According to National Guard chief Nachshon Nagler, the police estimated that only 10 percent of Tarabin residents take part in crime. Still, the police set the operation’s goal as “increasing governance and creating friction with the population.”

Dozens of residents were arrested during the raids, including minors below the age where they would be liable for criminal punishment. Very few were suspected of arson.

On Friday, the stolen horse that set off the operation was found in a nearby Bedouin village. After the police raided Tarabin, the arsons in nearby Jewish towns began, which the police called revenge attacks. Tarabin residents said Sunday that the police operation was the revenge attack because an entire village had been punished in the name of “governance.”

Yasser, who lives near the entrance to Tarabin, said that “I feel like I’m in prison. I’m home but not I’m home. I can leave and visit my mothers and siblings, but I still feel like I’m in prison. We’ve had operations in Tarabin – lockdowns with concrete blocks, entries and exits – but never like this. It’s not enforcement, it’s harassment.”

Forces came to his home Sunday. “The police served me a demolition order for a garden shed,” he said. “They broke the gate lock and conducted a raid.” A day earlier, a drone flew above his house for 40 minutes. “They seem to be looking for somewhere to apply pressure, somewhere where there’s a problem,” he said. “They come the next day.”

The most concerning price
The most illustrative moment of the Tarabin operation may have come Tuesday, when Ben-Gvir walked through the village surrounded by dozens of police officers during the Muslim afternoon prayer. When the procession neared the mosque, the forces pushed back people looking on.  Ben-Gvir stopped there for several minutes, apparently to show his presence. He went on to one of the stables, dragging along the forces and the accompanying reporters. The streets were empty. Children peeked from the windows.

Perhaps the most threatening moment of the week was Police Commissioner Danny Levy’s visit two days later. A small girl was standing in a neighbor’s yard.

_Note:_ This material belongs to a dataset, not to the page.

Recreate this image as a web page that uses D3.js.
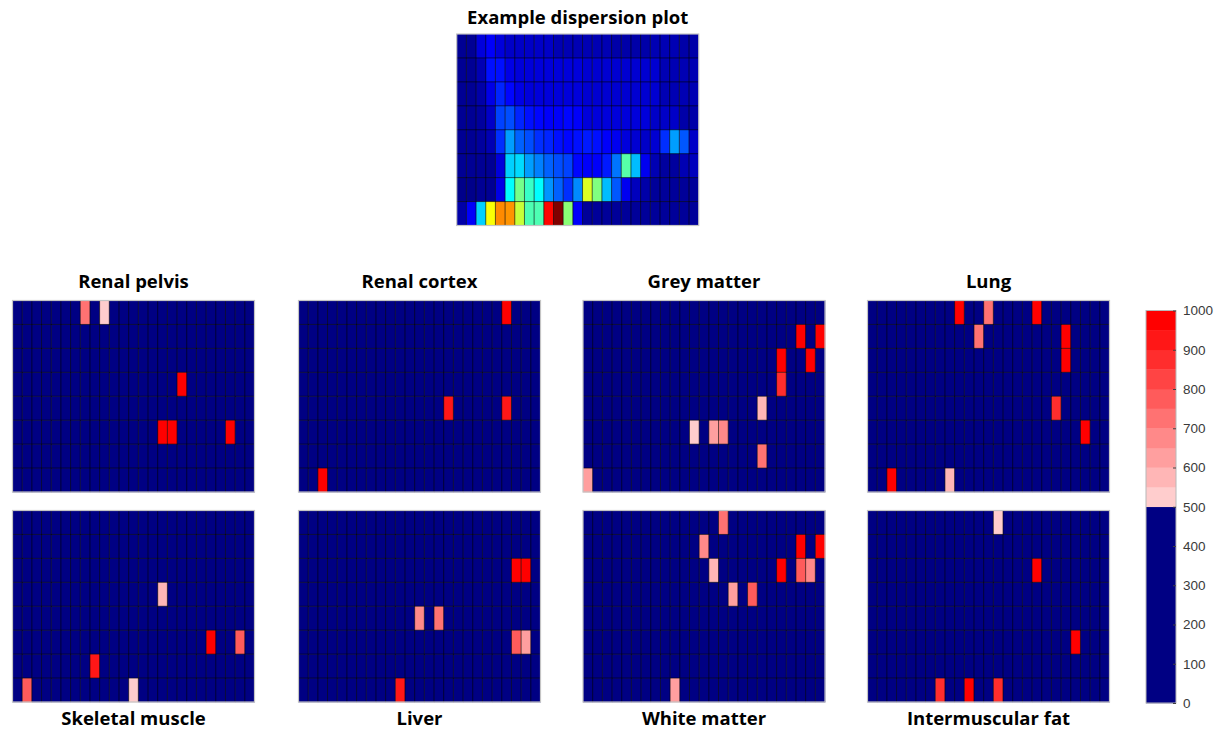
<!DOCTYPE html>
<html>
<head>
<meta charset="utf-8">
<script src="https://cdn.jsdelivr.net/npm/d3@7"></script>
<style>
  html, body { margin: 0; padding: 0; background: #fff; }
  svg { display: block; }
</style>
</head>
<body>
<svg id="chart" width="1220" height="731"></svg>
<script>
// ---- Example dispersion plot: normalised intensity (0..1, jet colormap), rows top → bottom
const dispersionRows = [
  [0.02,0.02,0.09,0.12,0.09,0.07,0.07,0.07,0.07,0.07,0.05,0.05,0.05,0.05,0.05,0.05,0.04,0.04,0.04,0.04,0.05,0.05,0.05,0.04,0.04],
  [0.02,0.02,0.05,0.14,0.14,0.10,0.09,0.09,0.09,0.09,0.09,0.09,0.09,0.08,0.08,0.08,0.08,0.08,0.08,0.08,0.08,0.05,0.05,0.05,0.05],
  [0.02,0.02,0.04,0.10,0.16,0.13,0.10,0.09,0.09,0.09,0.09,0.09,0.09,0.08,0.08,0.08,0.08,0.08,0.08,0.08,0.08,0.05,0.05,0.05,0.05],
  [0.02,0.02,0.03,0.07,0.19,0.20,0.16,0.14,0.13,0.12,0.12,0.13,0.12,0.09,0.09,0.09,0.09,0.09,0.09,0.09,0.07,0.07,0.07,0.04,0.04],
  [0.02,0.02,0.03,0.05,0.17,0.28,0.22,0.20,0.17,0.16,0.14,0.13,0.14,0.15,0.14,0.12,0.11,0.09,0.08,0.07,0.08,0.17,0.28,0.21,0.07],
  [0.02,0.02,0.02,0.02,0.09,0.33,0.34,0.28,0.25,0.22,0.20,0.19,0.13,0.12,0.12,0.15,0.24,0.46,0.31,0.11,0.05,0.03,0.03,0.05,0.06],
  [0.01,0.01,0.02,0.02,0.10,0.375,0.49,0.43,0.375,0.27,0.22,0.17,0.26,0.59,0.50,0.31,0.21,0.11,0.06,0.04,0.025,0.025,0.025,0.025,0.025],
  [0.04,0.12,0.33,0.62,0.74,0.73,0.57,0.45,0.45,0.87,1.00,0.51,0.12,0.025,0.025,0.025,0.025,0.025,0.025,0.025,0.025,0.025,0.025,0.025,0.025]
];

// ---- Tissue panels: cells above threshold as [row, column, value]; all other cells are 0
const tissueNames = ["Renal pelvis", "Renal cortex", "Grey matter", "Lung",
                     "Skeletal muscle", "Liver", "White matter", "Intermuscular fat"];
const renalPelvis     = [[0,7,730],[0,9,520],[3,17,980],[5,15,980],[5,16,990],[5,22,970]];
const renalCortex     = [[0,21,960],[4,15,930],[4,21,940],[7,2,980]];
const greyMatter      = [[1,22,990],[1,24,990],[2,20,980],[2,23,980],[3,20,880],[4,18,580],
                         [5,11,520],[5,13,600],[5,14,690],[6,18,730],[7,0,640]];
const lung            = [[0,9,990],[0,12,730],[0,17,950],[1,11,720],[1,20,960],[2,20,950],
                         [4,19,880],[5,22,990],[7,2,990],[7,8,570]];
const skeletalMuscle  = [[3,15,570],[5,20,990],[5,23,790],[6,8,900],[7,1,770],[7,12,520]];
const liver           = [[2,22,990],[2,23,990],[4,12,650],[4,14,720],[5,22,780],[5,23,630],[7,10,900]];
const whiteMatter     = [[0,14,730],[1,12,660],[1,22,990],[1,24,990],[2,13,590],[2,20,990],
                         [2,22,790],[2,23,670],[3,15,640],[3,17,790],[7,9,620]];
const intermuscularFat= [[0,13,520],[2,17,960],[5,21,980],[7,7,880],[7,10,990],[7,13,880]];
const tissueHits = [renalPelvis, renalCortex, greyMatter, lung,
                    skeletalMuscle, liver, whiteMatter, intermuscularFat];

// ---- Colour bar
const colorbarTicks = [0,100,200,300,400,500,600,700,800,900,1000];
const redSteps = [500,550,600,650,700,750,800,850,900,950,1000];

const N_COLS = 25, N_ROWS = 8;
const PANEL_W = 242, PANEL_H = 191.5;
const NAVY = "#000083";

// MATLAB-style jet colormap
function jet(v) {
  const c = x => Math.max(0, Math.min(1, x));
  const r = c(Math.min(4 * v - 1.5, -4 * v + 4.5));
  const g = c(Math.min(4 * v - 0.5, -4 * v + 3.5));
  const b = c(Math.min(4 * v + 0.5, -4 * v + 2.5));
  return d3.rgb(r * 255, g * 255, b * 255).formatHex();
}

// Threshold map for tissue values: below 500 → navy, then 10 red steps
const redColors = d3.range(10).map(k => d3.rgb(255, 205 - k * 22.8, 205 - k * 22.8).formatHex());
const tissueColor = d3.scaleThreshold()
  .domain(redSteps.slice(0, 10))
  .range([NAVY, ...redColors]);

const svg = d3.select("#chart");

const xBand = d3.scaleBand().domain(d3.range(N_COLS)).range([0, PANEL_W]);
const yBand = d3.scaleBand().domain(d3.range(N_ROWS)).range([0, PANEL_H]);

function drawPanel(x0, y0, cells, fill) {
  const g = svg.append("g").attr("transform", `translate(${x0},${y0})`);
  g.append("g").selectAll("rect").data(cells).join("rect")
    .attr("x", d => xBand(d.c))
    .attr("y", d => yBand(d.r))
    .attr("width", xBand.bandwidth() + 0.3)
    .attr("height", yBand.bandwidth() + 0.3)
    .attr("fill", d => fill(d.v));
  // cell edges
  const grid = g.append("g").attr("stroke", "#000").attr("stroke-opacity", 0.6).attr("stroke-width", 1);
  grid.selectAll("line.v").data(d3.range(1, N_COLS)).join("line")
    .attr("class", "v")
    .attr("x1", d => xBand(d)).attr("x2", d => xBand(d))
    .attr("y1", 0).attr("y2", PANEL_H);
  grid.selectAll("line.h").data(d3.range(1, N_ROWS)).join("line")
    .attr("class", "h")
    .attr("y1", d => yBand(d)).attr("y2", d => yBand(d))
    .attr("x1", 0).attr("x2", PANEL_W);
  g.append("rect")
    .attr("width", PANEL_W).attr("height", PANEL_H)
    .attr("fill", "none").attr("stroke", "#c4c4c4").attr("stroke-width", 1.2);
  return g;
}

function title(text, cx, y) {
  svg.append("text")
    .attr("x", cx).attr("y", y)
    .attr("text-anchor", "middle")
    .attr("font-family", "'Open Sans', sans-serif")
    .attr("font-weight", "bold")
    .attr("font-size", 18.5)
    .attr("fill", "#000")
    .text(text);
}

// Example dispersion plot
const dispCells = [];
dispersionRows.forEach((row, r) => row.forEach((v, c) => dispCells.push({ r, c, v })));
drawPanel(456.7, 34, dispCells, jet);
title("Example dispersion plot", 456.7 + PANEL_W / 2, 24);

// Tissue panels
const panelX = [12.5, 298.5, 583, 867.5];
const panelY = [300.5, 510.5];
tissueNames.forEach((name, i) => {
  const hits = tissueHits[i];
  const grid = [];
  for (let r = 0; r < N_ROWS; r++)
    for (let c = 0; c < N_COLS; c++) grid.push({ r, c, v: 0 });
  hits.forEach(([r, c, v]) => { grid[r * N_COLS + c].v = v; });
  const px = panelX[i % 4], py = panelY[Math.floor(i / 4)];
  drawPanel(px, py, grid, tissueColor);
  if (i < 4) title(name, px + PANEL_W / 2, 288);
  else title(name, px + PANEL_W / 2, 725);
});

// Colour bar
const cbX = 1146, cbW = 30;
const cbY = d3.scaleLinear().domain([0, 1000]).range([703, 310.5]);
const cb = svg.append("g");
const bins = [{ a: 0, b: 500, col: NAVY }].concat(
  d3.range(10).map(k => ({ a: redSteps[k], b: redSteps[k + 1], col: redColors[k] })));
cb.selectAll("rect.bin").data(bins).join("rect")
  .attr("class", "bin")
  .attr("x", cbX).attr("width", cbW)
  .attr("y", d => cbY(d.b)).attr("height", d => cbY(d.a) - cbY(d.b) + 0.3)
  .attr("fill", d => d.col);
cb.append("rect")
  .attr("x", cbX).attr("y", cbY(1000)).attr("width", cbW).attr("height", cbY(0) - cbY(1000))
  .attr("fill", "none").attr("stroke", "#b8b8b8").attr("stroke-width", 1);
const cbAxis = cb.append("g")
  .attr("transform", `translate(${cbX + cbW},0)`)
  .call(d3.axisRight(cbY).tickValues(colorbarTicks).tickFormat(d3.format("d"))
    .tickSizeInner(-3).tickSizeOuter(0).tickPadding(7));
cbAxis.select(".domain").remove();
cbAxis.selectAll("line").attr("stroke", "#404040");
cbAxis.selectAll("text")
  .attr("font-family", "'Liberation Sans', Arial, sans-serif")
  .attr("font-size", 13.5)
  .attr("fill", "#3a3a3a");
</script>
</body>
</html>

Without warning, dozens of police officers, headed by the commissioner, surrounded the house and sealed off the area. The girl was trapped; no one was allowed to come to her as she faced a member of the security forces with a drawn gun. Her mother and aunts stood meters away next door, frantically calling out her name.

“When we told an officer that the girl wanted to return to her family, he answered, ‘Not now. There’s an operation at the house,'” one eyewitness recalled. The forces only relented several minutes later.

For the people of Tarabin, the most concerning price of the operation isn’t the number of arrests or violent incidents, or the loss of security. It’s the price the children are paying.